Rev. Jesse L. Douglas, a close aide to Rev. Dr. Martin Luther King Jr., passed away in 2021 at age 90. His daughter, Adrienne Douglas Vaulx, said he died in a nursing home in Charlotte, North Carolina, on February 17, 2021.
Douglas’ death was not widely reported at the time, and The New York Times, which reported the news of his death on Saturday, did not know about it until last week.
Douglas, who quietly planned major civil rights marches, helped organize the 1965 Selma-to-Montgomery voting rights marches, including the infamous “Bloody Sunday.”
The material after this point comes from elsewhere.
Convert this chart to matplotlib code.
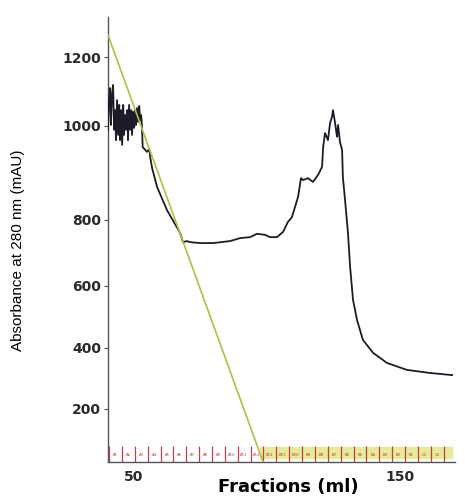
import numpy as np
import matplotlib
matplotlib.use("Agg")
import matplotlib.pyplot as plt

# elution volume (ml) and A280 (mAU)
volume_ml = [40.6, 41.0, 41.4, 41.7, 42.1, 42.5, 42.9, 43.3, 43.6, 44.0,
             44.4, 44.8, 45.1, 45.5, 45.9, 46.3, 46.6, 47.0, 47.4, 47.8,
             48.1, 48.5, 48.9, 49.3, 49.6, 50.0, 50.4, 50.8, 51.1, 51.5,
             51.9, 52.3, 52.6, 53.0, 53.3, 53.6, 55.2, 56.1, 56.4, 57.1,
             59.0, 62.7, 67.6, 68.7, 70.2, 71.3, 75.1, 80.0, 86.3, 90.1,
             93.8, 96.4, 99.4, 101.3, 103.9, 106.2, 108.0, 109.5, 111.8, 112.9,
             113.7, 115.5, 117.4, 119.3, 120.8, 121.2, 121.9, 123.0, 123.8, 124.5,
             124.9, 125.6, 126.4, 126.8, 127.5, 128.3, 128.6, 129.4, 130.5, 131.3,
             132.4, 133.9, 136.1, 139.9, 145.1, 152.6, 161.2, 169.5]
a280_mau = [992, 1075, 1110, 1003, 1090, 1119, 992, 1046, 970, 1075,
            981, 1061, 970, 1046, 960, 1061, 981, 1032, 992, 1046,
            970, 1061, 992, 1046, 981, 1041, 996, 1046, 1003, 1052,
            1012, 1058, 1017, 1032, 1003, 955, 945, 950, 934, 911,
            870, 821, 761, 733, 736, 733, 730, 730, 736, 745,
            748, 758, 755, 748, 748, 764, 794, 806, 849, 889,
            885, 889, 881, 896, 913, 955, 985, 970, 1009, 1026,
            1046, 1012, 977, 1003, 966, 949, 891, 843, 761, 658,
            555, 490, 426, 384, 351, 328, 318, 311]

# gradient line (% of full scale)
gradient_ml = [40.6, 98.7]
gradient_pct = [100, 0]

# fraction collector marks
fraction_edges = [41.0, 45.8, 50.6, 55.5, 60.3, 65.1, 69.9, 74.7, 79.6, 84.4,
                  89.2, 94.0, 98.8, 103.7, 108.5, 113.3, 118.1, 122.9, 127.8, 132.6,
                  137.4, 142.2, 147.0, 151.9, 156.7, 161.5, 166.3]
fraction_labels = [f"A{i}" for i in range(1, 13)] + [f"B{i}" for i in range(12, 0, -1)] + ["C1", "C2"]
pooled = (97.6, 169.5)

ytick_vals = [200, 400, 600, 800, 1000, 1200]
xtick_vals = [50, 150]

# the printed y axis is not evenly spaced; map it piecewise
scale_vals = np.array([-2000, 0, 200, 400, 600, 800, 1000, 1200, 1400, 4000], float)
scale_pix = np.array([1080, 470, 409, 348, 286, 220, 126, 57, -12, -909], float)

def fwd(v):
    return -np.interp(v, scale_vals, scale_pix)

def inv(p):
    return np.interp(p, -scale_pix, scale_vals)

fig = plt.figure(figsize=(4.69, 4.97), dpi=100)
ax = fig.add_axes([108 / 469, 1 - 462 / 497, 347 / 469, 445 / 497])
ax.set_yscale("function", functions=(fwd, inv))

ax.plot(volume_ml, a280_mau, color="#1c1c28", lw=1.3, zorder=3)
ax.set_xlim(40.6, 170.6)
ax.set_ylim(26, 1316)

# fractions along the bottom
tr = ax.get_xaxis_transform()
ax.axvspan(*pooled, ymin=0.009, ymax=0.033, color="#e6ea9a", zorder=1)
ax.vlines(fraction_edges, 0, 0.036, transform=tr, color="#c04050", lw=0.9, zorder=2)
for lo, hi, lab in zip(fraction_edges[:-1], fraction_edges[1:], fraction_labels):
    ax.text((lo + hi) / 2, 0.016, lab, transform=tr, ha="center", va="center",
            fontsize=2.8, color="#d03040")

ax2 = ax.twinx()
ax2.plot(gradient_ml, gradient_pct, color="#a9c443", lw=1.2)
ax2.set_ylim(0, 100 * 445 / 427)
ax2.set_xlim(40.6, 170.6)
ax2.axis("off")

for s in ["top", "right"]:
    ax.spines[s].set_visible(False)
for s in ["left", "bottom"]:
    ax.spines[s].set_color("#555555")
    ax.spines[s].set_linewidth(1.0)

ax.set_yticks(ytick_vals)
ax.set_xticks(xtick_vals)
ax.minorticks_off()
ax.tick_params(axis="y", length=3, width=0.8, color="#555555", pad=2, labelsize=10)
ax.tick_params(axis="x", length=0, pad=6, labelsize=10)
for lab in ax.get_xticklabels() + ax.get_yticklabels():
    lab.set_fontweight("bold")
    lab.set_color("#2a2a2a")

ax.set_xlabel("Fractions (ml)", fontsize=13, fontweight="bold", va="center")
ax.xaxis.set_label_coords(0.52, -0.057)
ax.set_ylabel("Absorbance at 280 nm (mAU)", fontsize=11, va="center",
              family=["Liberation Sans Narrow", "Liberation Sans", "DejaVu Sans"])
ax.yaxis.set_label_coords(-0.26, 0.476)

fig.savefig("out.png", dpi=100)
During what became known as “Bloody Sunday” in Montgomery on March 7, 1965, civil rights marchers were trying to walk from Selma to Montgomery for voting rights but were brutally attacked by state troopers on the Edmund Pettus Bridge. The incident eventually pressured the U.S. government to pass the Voting Rights Act of 1965 — a major victory for the Civil Rights Movement.
As president of the Montgomery Improvement Association and a longtime board member of the Southern Christian Leadership Conference, Douglas was also in charge of logistics and housed activists.
The Montgomery Improvement Association was a civic group founded in 1955 following the arrest of Rosa Parks for sitting in a whites-only section of a public bus.
The association, which Douglas was president of from 1963 to 1966, organized a 13-month bus boycott under the leadership of King. That boycott resulted in a Supreme Court ruling barring segregation on public buses.
While organizing these civil rights marches, Douglas, an albino with light skin, was usually described in newspapers and historic photos as an “unidentified white man.”
“They (white segregationists) always considered me a sympathizer with Black people, but not one of them,” Douglas once told The New York Times. “You know, that’s how I became ‘unidentified white man.’ They didn’t want to arouse friction from their own kind for killing another white man.”
He added, “I had Black people make fun of me, call me ‘old white boy,’ ‘old albino.’ I never paid it any attention. I said, ‘If they’re dissatisfied with the way I look, go see God.’”
Born on August 19, 1930, in New Orleans, Louisiana, Douglas attended Dillard University and Lane College before earning his divinity degree at the Interdenominational Theological Center in Atlanta, Georgia, the city where he and other area students took steps to desegregate a Georgia State Capitol cafeteria in Atlanta. Scores were arrested following a sit-in protest, and the lawsuit, Douglas and Reynolds vs. Vandenberg, filed by the Southern Christian Leadership Conference (SCLC) on behalf of the students, helped end racial separation at “all facilities at the Atlanta capitol building,” according to BlackPast.
In 1960, the same year of the sit-in protest, Douglas met King in the school’s library, and that meeting inspired him to be a part of the civil rights movement.
He soon became a trusted ally of King. “Dr. King had a great deal of faith in him,” John Lewis told The Charlotte Observer in 2015. “He would say, ‘Jesse was taking care of this’ and ‘Jesse was taking care of that.’ And he could lead a song, creating a real sense of solidarity.”
As a vocalist, Douglas sang at religious gatherings, and King often asked him to set the tone for his stirring speeches.
Douglas went on to serve as a pastor at Christian Methodist Episcopal churches in Birmingham, Ala.; Kansas City, Mo.; Detroit; Chicago; Champaign, Ill.; and Flint, Mich., before retiring in 2004, according to the Times.
He is survived by his daughter, two sons, a brother, eight grandchildren and three great-grandchildren. His wife, Gordon Blanche, died in 2015.
He often spoke at events celebrating Martin Luther King Jr. Day.